Resguardados en la comodidad de San Lázaro, los diputados federales de Tamaulipas han caído en una suerte de intrascendencia que los ha vuelto poca cosa en el panorama político del estado.
A pesar de eso, y de que con dificultades sus electores podrían recordar el nombre del legislador que representa a su distrito, son muchos los que desde ahora ya hacen cálculos políticos para brincar a otra posición o para asegurar tres años más cobrando su dieta más los jugosos “apoyos” que reciben para realizar su tarea.
Su papel y su nivel de influencia ha venido a menos por varias razones: En primer lugar dejaron de ser gestores eficientes de recursos para los estados, pero además, perdieron la posibilidad de suministrar recursos a través del famosísimo fondo de los “moches”.
Hasta la legislatura anterior, los diputados llegaron a tener a su disposición hasta 30 millones de pesos cada uno para inyectarlos, a discreción, en proyectos de infraestructura en sus distritos. Era un secreto a voces que a cambio de elegir tal o cual obra, cobraban abultadas comisiones.
El punto es que desde hace dos años, con moches o sin moches, los diputados federales perdieron ese margen de maniobra y con ello, claro está, influencia política.

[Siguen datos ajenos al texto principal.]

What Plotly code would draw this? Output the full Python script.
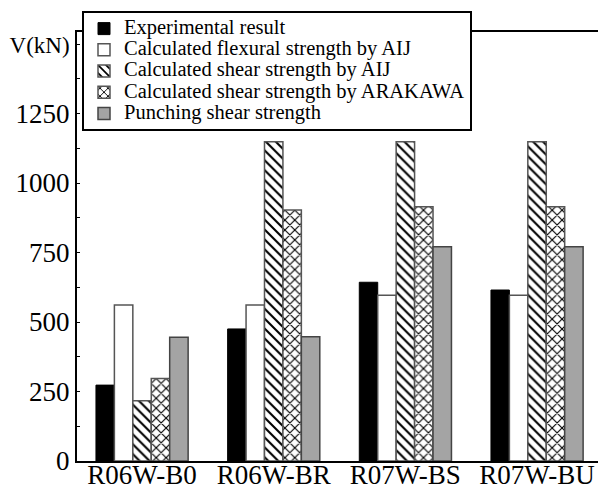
import plotly.graph_objects as go

specimens = ["R06W-B0", "R06W-BR", "R07W-BS", "R07W-BU"]
experimental = [273, 475, 643, 615]
flexural_aij = [561, 561, 596, 596]
shear_aij = [217, 1148, 1148, 1148]
shear_arakawa = [297, 903, 915, 915]
punching = [445, 447, 771, 771]

series_names = [
    "Experimental result",
    "Calculated flexural strength by AIJ",
    "Calculated shear strength by AIJ",
    "Calculated shear strength by ARAKAWA",
    "Punching shear strength",
]
y_tick_vals = [0, 250, 500, 750, 1000, 1250, 1500]
y_tick_text = ["0", "250", "500", "750", "1000", "1250",
               '<span style="font-size:23px">V(kN)</span>']
y_minor_vals = [125, 375, 625, 875, 1125, 1375]

FONT = "Liberation Serif, Times New Roman, serif"
W, H = 598, 486
ML, MR, MT, MB = 77, 0, 32, 25

def lbl(s):
    return '<span style="font-size:20.5px">' + s + "</span>"

pat = dict(fgcolor="black", bgcolor="white", size=7, solidity=0.3, fgopacity=1)

fig = go.Figure()
fig.add_trace(go.Bar(x=specimens, y=experimental, name=lbl(series_names[0]),
                     marker=dict(color="black", line=dict(color="black", width=1))))
fig.add_trace(go.Bar(x=specimens, y=flexural_aij, name=lbl(series_names[1]),
                     marker=dict(color="white", line=dict(color="#555555", width=1.5))))
fig.add_trace(go.Bar(x=specimens, y=shear_aij, name=lbl(series_names[2]),
                     marker=dict(color="white", line=dict(color="#555555", width=1.5),
                                 pattern=dict(shape="\\", **pat))))
fig.add_trace(go.Bar(x=specimens, y=shear_arakawa, name=lbl(series_names[3]),
                     marker=dict(color="white", line=dict(color="#555555", width=1.5),
                                 pattern=dict(shape="x", **pat))))
fig.add_trace(go.Bar(x=specimens, y=punching, name=lbl(series_names[4]),
                     marker=dict(color="#a4a4a4", line=dict(color="#444444", width=1.5))))

plot_h = H - MT - MB
y_max = plot_h / 69.5 * 250

fig.update_layout(
    width=W, height=H,
    margin=dict(l=ML, r=MR, t=MT, b=MB, pad=0, autoexpand=False),
    paper_bgcolor="white", plot_bgcolor="white",
    barmode="group", bargap=0.3, bargroupgap=0,
    font=dict(family=FONT, color="black"),
    showlegend=True,
    legend=dict(
        x=(82 - ML) / (W - ML - MR), y=(H - MB - 11) / plot_h,
        xanchor="left", yanchor="top",
        bgcolor="white", bordercolor="black", borderwidth=2,
        font=dict(family=FONT, size=14, color="black"),
        traceorder="normal", tracegroupgap=0,
    ),
)
fig.update_xaxes(
    range=[-0.494, 3.463], automargin=False,
    showline=True, linecolor="black", linewidth=2, mirror=True,
    ticks="", showgrid=False, zeroline=False,
    ticklabelstandoff=-11,
    tickfont=dict(family=FONT, size=27, color="black"),
)
fig.update_yaxes(
    range=[0, y_max], automargin=False,
    showline=True, linecolor="black", linewidth=2, mirror=False,
    tickmode="array", tickvals=y_tick_vals, ticktext=y_tick_text,
    ticks="inside", ticklen=3, tickwidth=1, tickcolor="black",
    minor=dict(tickmode="array", tickvals=y_minor_vals, ticks="inside", ticklen=3,
               tickwidth=1, tickcolor="black", showgrid=False),
    showgrid=False, zeroline=False,
    tickfont=dict(family=FONT, size=27, color="black"),
)

fig.write_html("out.html")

Por otro lado, basta echar un vistazo a la lista de los tamaulipecos para darse cuenta de que casi ninguno se ha distinguido por su labor parlamentaria; hay algunos que no se les conoce ni la voz y ya se les fueron casi dos años, agazapados en su curul, presionando un botón.
Aparte de la evidente falta de talento, esto se debe a que la gran mayoría tomó su paso por San Lázaro como un peldaño más en su carrera política, sin el menor compromiso por el quehacer legislativo.
Ya lo verá en los próximos meses: volverán a los reflectores para opinar del primer tema polémico que aparezca en la agenda, reactivarán sus cuentas de redes sociales, y finalmente dejarán el traje y volverán a las calles para pedir su voto.